Police and Fire Minister Nick Hurd has listened to mounting pressure by Lancashire’s Police and Crime Commissioner Clive Grunshaw and agreed to reimburse Lancashire Police £4.3m in costs towards policing the ongoing fracking protests at Preston New Road.

Despite repeated requests outlining the growing costs of the policing operation, which by the end of March 2019 will have reached close to £11.5m, last year Lancashire was handed back just £1.4m from Government, the minimum allowed under Home Office rules.

Describing this as a ‘bitter blow for Lancashire’, Clive Grunshaw continued to fight Government for the additional costs of the large scale policing operation, lobbying MPs and gaining cross party support, urging them to reconsider.

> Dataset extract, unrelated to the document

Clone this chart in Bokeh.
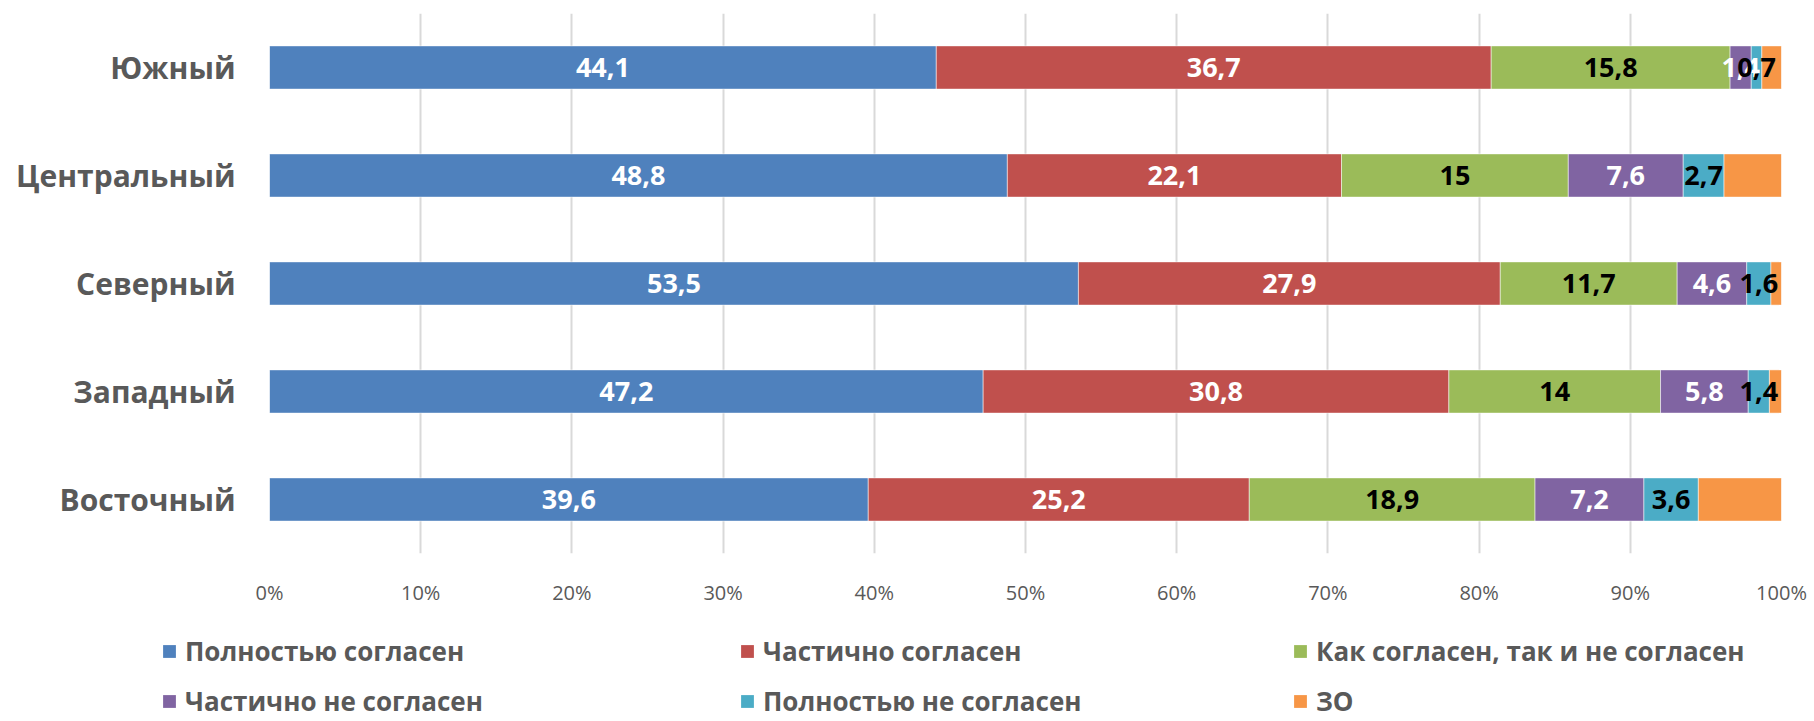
from bokeh.plotting import figure
from bokeh.models import (ColumnDataSource, FixedTicker, PrintfTickFormatter, Legend, LegendItem,
                          Range1d, FactorRange)
from bokeh.core.properties import value
from bokeh.embed import file_html
from bokeh.resources import INLINE

regions = ["Южный", "Центральный", "Северный", "Западный", "Восточный"]
series = ["Полностью согласен", "Частично согласен", "Как согласен, так и не согласен",
          "Частично не согласен", "Полностью не согласен", "ЗО"]
full_agree = [44.1, 48.8, 53.5, 47.2, 39.6]
part_agree = [36.7, 22.1, 27.9, 30.8, 25.2]
neutral = [15.8, 15.0, 11.7, 14.0, 18.9]
part_disagree = [1.4, 7.6, 4.6, 5.8, 7.2]
full_disagree = [0.7, 2.7, 1.6, 1.4, 3.6]
no_answer = [1.3, 3.8, 0.7, 0.8, 5.5]
x_ticks = [0, 10, 20, 30, 40, 50, 60, 70, 80, 90, 100]

colors = ["#4F81BD", "#C0504D", "#9BBB59", "#8064A2", "#4BACC6", "#F79646"]
label_colors = ["white", "white", "black", "white", "black", None]
keys = ["s0", "s1", "s2", "s3", "s4", "s5"]
values = [full_agree, part_agree, neutral, part_disagree, full_disagree, no_answer]

FONT = "Open Sans"
GRAY = "#595959"

data = {"region": regions}
for k, v in zip(keys, values):
    data[k] = v
source = ColumnDataSource(data)

p = figure(width=1814, height=608, y_range=FactorRange(*reversed(regions)),
           x_range=Range1d(0, 100), output_backend="svg", toolbar_location=None,
           min_border_left=269, min_border_right=33, min_border_top=13, min_border_bottom=52)
p.outline_line_color = None

renderers = p.hbar_stack(keys, y="region", height=0.4, color=colors, source=source,
                         line_color="white", line_width=1, line_alpha=0.5)

# data labels
for i, (k, v) in enumerate(zip(keys, values)):
    if label_colors[i] is None:
        continue
    lefts = [sum(values[j][r] for j in range(i)) for r in range(len(regions))]
    xs = [l + val / 2 for l, val in zip(lefts, v)]
    txt = [f"{val:g}".replace(".", ",") for val in v]
    src = ColumnDataSource(dict(x=xs, y=regions, t=txt))
    p.text(x="x", y="y", text="t", source=src, text_align="center", text_baseline="middle",
           text_font=value(FONT), text_font_style="bold", text_font_size="27px",
           text_color=label_colors[i])

# axes
p.xaxis.ticker = FixedTicker(ticks=x_ticks)
p.xaxis.formatter = PrintfTickFormatter(format="%d%%")
p.xaxis.axis_line_color = None
p.xaxis.major_tick_line_color = None
p.xaxis.minor_tick_line_color = None
p.xaxis.major_label_standoff = 19
p.xaxis.major_label_text_font = FONT
p.xaxis.major_label_text_font_size = "20px"
p.xaxis.major_label_text_color = GRAY

p.yaxis.axis_line_color = None
p.yaxis.major_tick_line_color = None
p.yaxis.minor_tick_line_color = None
p.yaxis.major_label_standoff = 28
p.yaxis.major_label_text_font = FONT
p.yaxis.major_label_text_font_style = "bold"
p.yaxis.major_label_text_font_size = "30px"
p.yaxis.major_label_text_color = GRAY

p.ygrid.grid_line_color = None
p.xgrid.ticker = FixedTicker(ticks=x_ticks)
p.xgrid.grid_line_color = "#D9D9D9"
p.xgrid.grid_line_width = 2

# legend figure below the chart (separate root, no frame alignment)
pl = figure(width=1814, height=113, x_range=Range1d(0, 1), y_range=Range1d(0, 1),
            output_backend="svg", toolbar_location=None,
            x_axis_location=None, y_axis_location=None,
            min_border_left=0, min_border_right=0, min_border_top=0, min_border_bottom=0)
pl.outline_line_color = None
pl.grid.grid_line_color = None
proxies = []
for c in colors:
    proxies.append(pl.hbar(y=[-5], left=[0], right=[0.1], height=0.1, fill_color=c, line_color=None))

col_x = [161, 739, 1292]
for c in range(3):
    items = [LegendItem(label=series[c], renderers=[proxies[c]]),
             LegendItem(label=series[c + 3], renderers=[proxies[c + 3]])]
    leg = Legend(items=items, orientation="vertical", location=(col_x[c], 1),
                 label_text_font=FONT, label_text_font_style="bold",
                 label_text_font_size="26px", label_text_color=GRAY,
                 glyph_width=16, glyph_height=16, label_standoff=8,
                 label_height=38, spacing=12, padding=0, margin=0,
                 border_line_color=None, background_fill_alpha=0)
    pl.add_layout(leg, "center")

open("out.html", "w").write(file_html([p, pl], INLINE))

Yesterday, in a letter signed by Nick Hurd, the Government said that after careful consideration, they have decided to waive the usual one per cent rule on Special Grant due to the ongoing nature of the operation and the significant financial impact the operation is having on the force.

Clive Grunshaw said: “This is a real victory for the people of Lancashire.

“Whilst the grant doesn’t cover the full costs of the operation, it is a huge contribution and will make a significant difference, recovering what we have already spent.

“I have always maintained that the police budget, from which we’ve already saved £86m since 2010, should be spent on policing services to keep people safe. This is not extra money but will lessen the burden on the force.

“This is a resource demand which is not likely to leave Lancashire any time soon. Protests are still ongoing and are expected to escalate as we enter spring and summer and officers on the ground continue to do a very difficult job under intense pressure and scrutiny.

“The decision to frack in our county was borne in Whitehall after the judgement made by Lancashire County Council was overturned. The expectation on Lancashire Constabulary to cover the costs of this decision was not a fair deal so I am pleased this has been recognised and additional costs for this operation are being met.”

A Special Grant of up to £2.3m will be awarded for 2018/19. This represents 85 per cent of the total additional costs and assumes a 15 per cent contribution from the force.

An additional £2m has also been given towards the 2017/18 costs. This makes the total grant received for the operation £5.8m, out of total additional costs of £6.8m, with a further application considered for 2019/20.

Home Office rules state Police and Crime Commissioners can only claim for additional costs of a police operation – these are any costs where officers are working beyond plain time such as overtime and mutual aid from other forces.